Scientists have developed a nanodroplet array platform that enables the synthesis, biological testing, and chemical analysis of hundreds of potential drug candidates on a single chip. The system, which uses only 200 nanoliters of liquid and around 300 cells per test, could significantly lower the cost and complexity of early-stage drug development.
In a proof-of-concept study, the team from the Karlsruhe Institute of Technology (KIT), Germany, used the platform to generate and test 325 potential MEK inhibitors, identifying 46 that matched the performance of the FDA-designated “breakthrough therapy” drug mirdametinib. The entire process – from synthesis to screening – was completed in just seven days.
“[Our platform] combines the previously separate processes for the development of new anti-cancer drugs on a single chip – using a single, miniaturized workflow,” said project lead Pavel Levkin, whose group specializes in biofunctional materials at KIT.
The team employed a “direct-to-biology” approach that enabled immediate cell-based screening of synthesized molecules without purification, dramatically conserving both reagents and time. For biological assessment, each nanodroplet – containing just 200 nL of solution and 300 HT-29 colon cancer cells – served as an independent viability assay, allowing drug effects to be probed in parallel across hundreds of candidate MEK inhibitors.

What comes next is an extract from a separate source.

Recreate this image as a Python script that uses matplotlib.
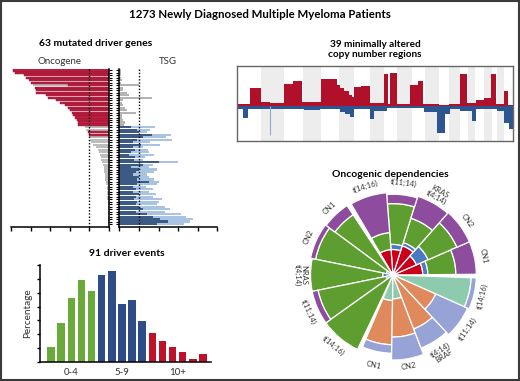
import numpy as np
import matplotlib
matplotlib.use("Agg")
import matplotlib.pyplot as plt
from matplotlib.patches import Rectangle

plt.rcParams['font.family'] = ['Lato', 'DejaVu Sans']

# ---------------- data ----------------
# 63 driver genes: oncogene score (left) and TSG score (right), top to bottom
onc_total = [4.9, 4.8, 4.35, 4.25, 4.1, 4.0, 3.9, 3.8, 3.75, 3.7,
             3.2, 3.1, 2.7, 2.5, 2.25, 2.1, 2.0, 1.87, 1.84, 1.75,
             1.63, 1.58, 1.56, 1.24, 1.15, 1.07, 1.0, 1.0, 0.95, 0.9,
             0.82, 0.65, 0.56, 0.5, 0.48, 0.4, 0.4, 0.34, 0.3, 0.27,
             0.25, 0.25, 0.22, 0.2, 0.18, 0.15, 0.15, 0.12, 0.12, 0.1,
             0.1, 0.08, 0.08, 0.06, 0.06, 0.05, 0.05, 0.05, 0.04, 0.04,
             0.03, 0.03, 0.03]
onc_red = [4.9, 4.8, 4.35, 4.25, 4.1, 4.0, 2.1, 3.8, 3.75, 3.7,
           3.2, 3.1, 2.7, 2.5, 2.25, 2.1, 2.0, 1.87, 1.84, 1.75,
           1.63, 1.58, 1.56, 0, 0, 1.07, 1.0] + [0] * 36
tsg_light = [0.1, 0.08, 0.1, 0.1, 0.15, 0.1, 1.0, 0.2, 0.2, 0.4,
             0.5, 1.65, 0.2, 0.15, 0.2, 0.3, 0.4, 0.85, 0.15, 0.15,
             0.2, 0.3, 0.25,
             1.8, 1.57, 1.4, 2.66, 2.4, 2.7, 1.57, 2.1, 1.2, 1.45,
             1.5, 1.75, 1.3, 1.2, 3.0, 1.7, 1.5, 1.9, 1.75, 1.4,
             1.5, 1.75, 2.0, 1.9, 1.35, 1.7, 1.5, 1.85, 1.7, 2.2,
             2.0, 1.9, 2.35, 2.6, 2.35, 3.15, 3.4, 3.75, 3.6, 3.3]
tsg_dark = [0] * 23 + [
    0.6, 0.9, 1.0, 1.65, 1.2, 0.9, 0.7, 1.1, 0.7, 0.8,
    0.6, 0.5, 0.8, 0.75, 2.0, 1.2, 0.6, 1.0, 0.85, 0.7,
    1.0, 0.9, 1.5, 0.9, 0.7, 0.85, 0.7, 1.0, 0.85, 0.75,
    0.9, 0.85, 1.0, 1.2, 0.85, 1.4, 1.7, 2.1, 2.5, 1.9]

# driver events per patient (% of patients)
n_events = list(range(16))
pct_events = [2.2, 5.7, 9.2, 11.8, 10.2, 12.5, 13.2, 8.4, 8.9, 5.9,
              4.2, 3.0, 2.1, 1.5, 0.5, 1.2]
event_groups = ['0-4'] * 5 + ['5-9'] * 5 + ['10+'] * 6

# copy number profile along the genome (segment start, value)
gain_pos = [20, 60, 92, 120, 160, 188, 216, 272, 320, 330, 340, 355, 365,
            372, 392, 418, 460, 474, 480, 500, 540, 562, 578, 625, 655,
            688, 710, 738, 760, 782, 798, 820, 832, 848]
gain_val = [6, 56, 13, 10, 68, 76, 13, 81, 63, 55, 45, 35, 28,
            58, 62, 10, 96, 8, 100, 8, 65, 76, 6, 3, 6,
            96, 10, 18, 24, 98, 6, 45, 3, 3]
loss_pos = [20, 38, 52, 220, 270, 330, 345, 358, 372, 420, 430,
            470, 580, 620, 645, 660, 688, 725, 738, 800, 820, 835, 848]
loss_val = [10, 35, 8, 12, 10, 18, 25, 32, 8, 40, 15,
            5, 18, 80, 25, 10, 15, 45, 8, 15, 50, 70, 70]
spike_pos = [117.5]
spike_val = [87]
chrom_bands = [(92, 160), (218, 272), (325, 372), (420, 462), (500, 545),
               (583, 625), (655, 688), (712, 735), (760, 785), (800, 820)]

# oncogenic dependencies: three groups of five sectors
sector_labels = ['CN1', 'CN2', 'KRAS\nt(4;14)', 't(11;14)', 't(14;16)',
                 'CN1', 'CN2', 'NRAS\nt(4;14)', 't(11;14)', 't(14;16)',
                 'CN1', 'CN2', 't(4;14)\nBRAF', 't(11;14)', 't(14;16)']
sector_span = [23, 25, 24, 22, 26,
               20, 25, 23, 24, 29,
               22, 22, 22, 23, 22]
group_gap = [0.5, 3.0, 2.5]
# cumulative outer radius of each layer
kras_layers = {'#c8001c': [0.35, 0.30, 0.36, 0.30, 0.30],
               '#4b7ac0': [0.41, 0.45, 0.40, 0.36, 0.30],
               '#5e9e31': [0.74, 0.82, 0.70, 0.84, 0.50],
               '#8e4c9e': [0.98, 0.98, 0.97, 0.95, 0.97]}
nras_layers = {'#4b7ac0': [0.0, 0.08, 0.12, 0.08, 0.0],
               '#5e9e31': [0.85, 0.93, 0.97, 0.90, 0.97],
               '#8e4c9e': [0.98, 0.99, 0.97, 0.97, 0.97]}
braf_layers = {'#8ecbae': [0.30, 0.28, 0.0, 0.0, 0.92],
               '#e0895c': [0.82, 0.73, 0.68, 0.55, 0.92],
               '#97a2d6': [0.92, 1.0, 0.92, 0.96, 0.98]}

# ---------------- figure ----------------
W, H = 520, 381
fig = plt.figure(figsize=(W / 100, H / 100), dpi=100)
fig.patches.append(Rectangle((0.002, 0.003), 0.996, 0.994, transform=fig.transFigure,
                             fill=False, edgecolor='#3a3a3a', linewidth=1.5))


def px_axes(x0, y0, x1, y1, **kw):
    return fig.add_axes([x0 / W, 1 - y1 / H, (x1 - x0) / W, (y1 - y0) / H], **kw)


fig.text(0.5, 1 - 15 / H, '1273 Newly Diagnosed Multiple Myeloma Patients',
         ha='center', va='center', fontsize=8.3, fontweight='bold')

# ---- driver genes ----
rows = np.arange(len(onc_total))
axL = px_axes(11, 69, 109, 227)
axR = px_axes(119.3, 69, 217.3, 227)
axL.barh(rows, onc_total, height=0.85, color='#bdbdbd', linewidth=0)
axL.barh(rows, onc_red, height=0.85, color='#c21f3e', edgecolor='#7a1535', linewidth=0.3)
tsg_cols = ['#b3b3b3' if d == 0 else '#a9c4e2' for d in tsg_dark]
axR.barh(rows, tsg_light, height=0.85, color=tsg_cols, linewidth=0)
axR.barh(rows, tsg_dark, height=0.85, color='#3d5a85', linewidth=0)
for ax in (axL, axR):
    ax.set_ylim(63.2, -0.6)
    ax.axvline(1.0, color='black', linestyle=(0, (1, 1.3)), linewidth=1.0)
    ax.set_yticks(rows)
    ax.set_yticklabels([])
    ax.set_xticks(np.arange(6))
    ax.set_xticklabels([])
    ax.tick_params(axis='y', length=2.5, width=0.8, direction='out')
    ax.tick_params(axis='x', length=3, width=1, direction='out')
    ax.spines['top'].set_visible(False)
    for s in ax.spines.values():
        s.set_linewidth(1.1)
axL.set_xlim(5, 0)
axR.set_xlim(0, 5)
axL.spines['left'].set_visible(False)
axL.yaxis.tick_right()
axR.spines['right'].set_visible(False)

fig.text(96 / W, 1 - 43 / H, '63 mutated driver genes', ha='center', va='center',
         fontsize=7.5, fontweight='bold')
fig.text(59 / W, 1 - 61 / H, 'Oncogene', ha='center', va='center', fontsize=7, color='#333333')
fig.text(168 / W, 1 - 61 / H, 'TSG', ha='center', va='center', fontsize=7, color='#333333')

# ---- driver events histogram ----
axH = px_axes(40, 265, 211, 362)
group_cols = {'0-4': '#6aaa3a', '5-9': '#2e4d86', '10+': '#c0112b'}
axH.bar(n_events, pct_events, width=0.74, color=[group_cols[g] for g in event_groups])
axH.set_xlim(-1.09, 15.8)
axH.set_ylim(0, 14)
axH.set_yticks(np.arange(0, 15, 2))
axH.set_yticklabels([])
axH.set_xticks([2, 7, 12.5])
axH.set_xticklabels(['0-4', '5-9', '10+'], fontsize=7, color='#333333')
axH.tick_params(axis='x', length=0, pad=4)
axH.tick_params(axis='y', length=2.5, width=1)
for s in ('top', 'right'):
    axH.spines[s].set_visible(False)
for s in ('left', 'bottom'):
    axH.spines[s].set_linewidth(1.1)
axH.set_ylabel('Percentage', fontsize=7.2, color='#333333', labelpad=0)
fig.text(127 / W, 1 - 253 / H, '91 driver events', ha='center', va='center',
         fontsize=7.5, fontweight='bold')

# ---- copy number regions ----
axC = px_axes(237, 66, 513, 141)
for a, b in chrom_bands:
    axC.axvspan(a, b, color='#ededed', linewidth=0)
axC.fill_between(gain_pos, 0, gain_val, step='post', color='#b0102a', linewidth=0)
axC.fill_between(loss_pos, 0, -np.array(loss_val), step='post', color='#2d5592', linewidth=0)
axC.vlines(spike_pos, 0, -np.array(spike_val), color='#9aa8c4', linewidth=0.8)
axC.set_xlim(20, 848)
axC.set_ylim(-105, 121)
axC.set_xticks([])
axC.set_yticks([])
for s in axC.spines.values():
    s.set_edgecolor('#666666')
    s.set_linewidth(1)
fig.text(375 / W, 1 - 49.5 / H, '39 minimally altered\ncopy number regions', ha='center',
         va='center', fontsize=7.2, fontweight='bold', linespacing=1.1)

# ---- oncogenic dependencies ----
axP = px_axes(308, 190, 478, 360, projection='polar')
axP.set_theta_zero_location('E')
axP.set_ylim(0, 1)
axP.axis('off')

starts = []
pos = 0
for g in range(3):
    pos += group_gap[g]
    for k in range(5):
        starts.append(pos)
        pos += sector_span[g * 5 + k]
starts = np.array(starts)
spans = np.array(sector_span, dtype=float)
mids = starts + spans / 2

for g, layers in enumerate((kras_layers, nras_layers, braf_layers)):
    sl = slice(g * 5, g * 5 + 5)
    inner = np.zeros(5)
    for col, outer in layers.items():
        outer = np.array(outer)
        h = outer - inner
        keep = h > 0
        axP.bar(np.radians(mids[sl])[keep], h[keep], bottom=inner[keep],
                width=np.radians(spans[sl])[keep], color=col,
                edgecolor='white', linewidth=0.9)
        inner = np.maximum(inner, outer)

for lab, m in zip(sector_labels, mids):
    rot = m - 90 if m < 180 else m + 90
    axP.text(np.radians(m), 1.085, lab, ha='center', va='center', rotation=rot,
             rotation_mode='anchor', fontsize=5.5, color='#333333',
             linespacing=0.95, clip_on=False)

fig.text(390 / W, 1 - 174 / H, 'Oncogenic dependencies', ha='center', va='center',
         fontsize=7.5, fontweight='bold')

fig.savefig('out.png', dpi=100)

To characterize molecular products, the researchers used matrix-assisted laser desorption/ionization mass spectrometry imaging (MALDI-MSI), which offered both chemical specificity and spatial resolution at nanoliter scale. MALDI-MSI also mapped compound distribution directly on the chip, confirming MEK inhibitor formation and validating the platform’s analytical performance at ultralow volumes. The ability to resolve compound identity and distribution in situ – without disrupting the miniaturized format – was key to demonstrating the feasibility of fully integrated synthesis and analysis.
By streamlining synthesis, testing, and analysis into a single miniaturized system, the platform could democratize drug discovery for academic and smaller biotech labs, which typically don’t have the means for resource-heavy screening methods. “Our technology removes this barrier and could open the door for many more players to contribute to drug discovery,” Levkin added. “This is a big step toward faster, cheaper, and more efficient discovery of urgently needed new drugs.”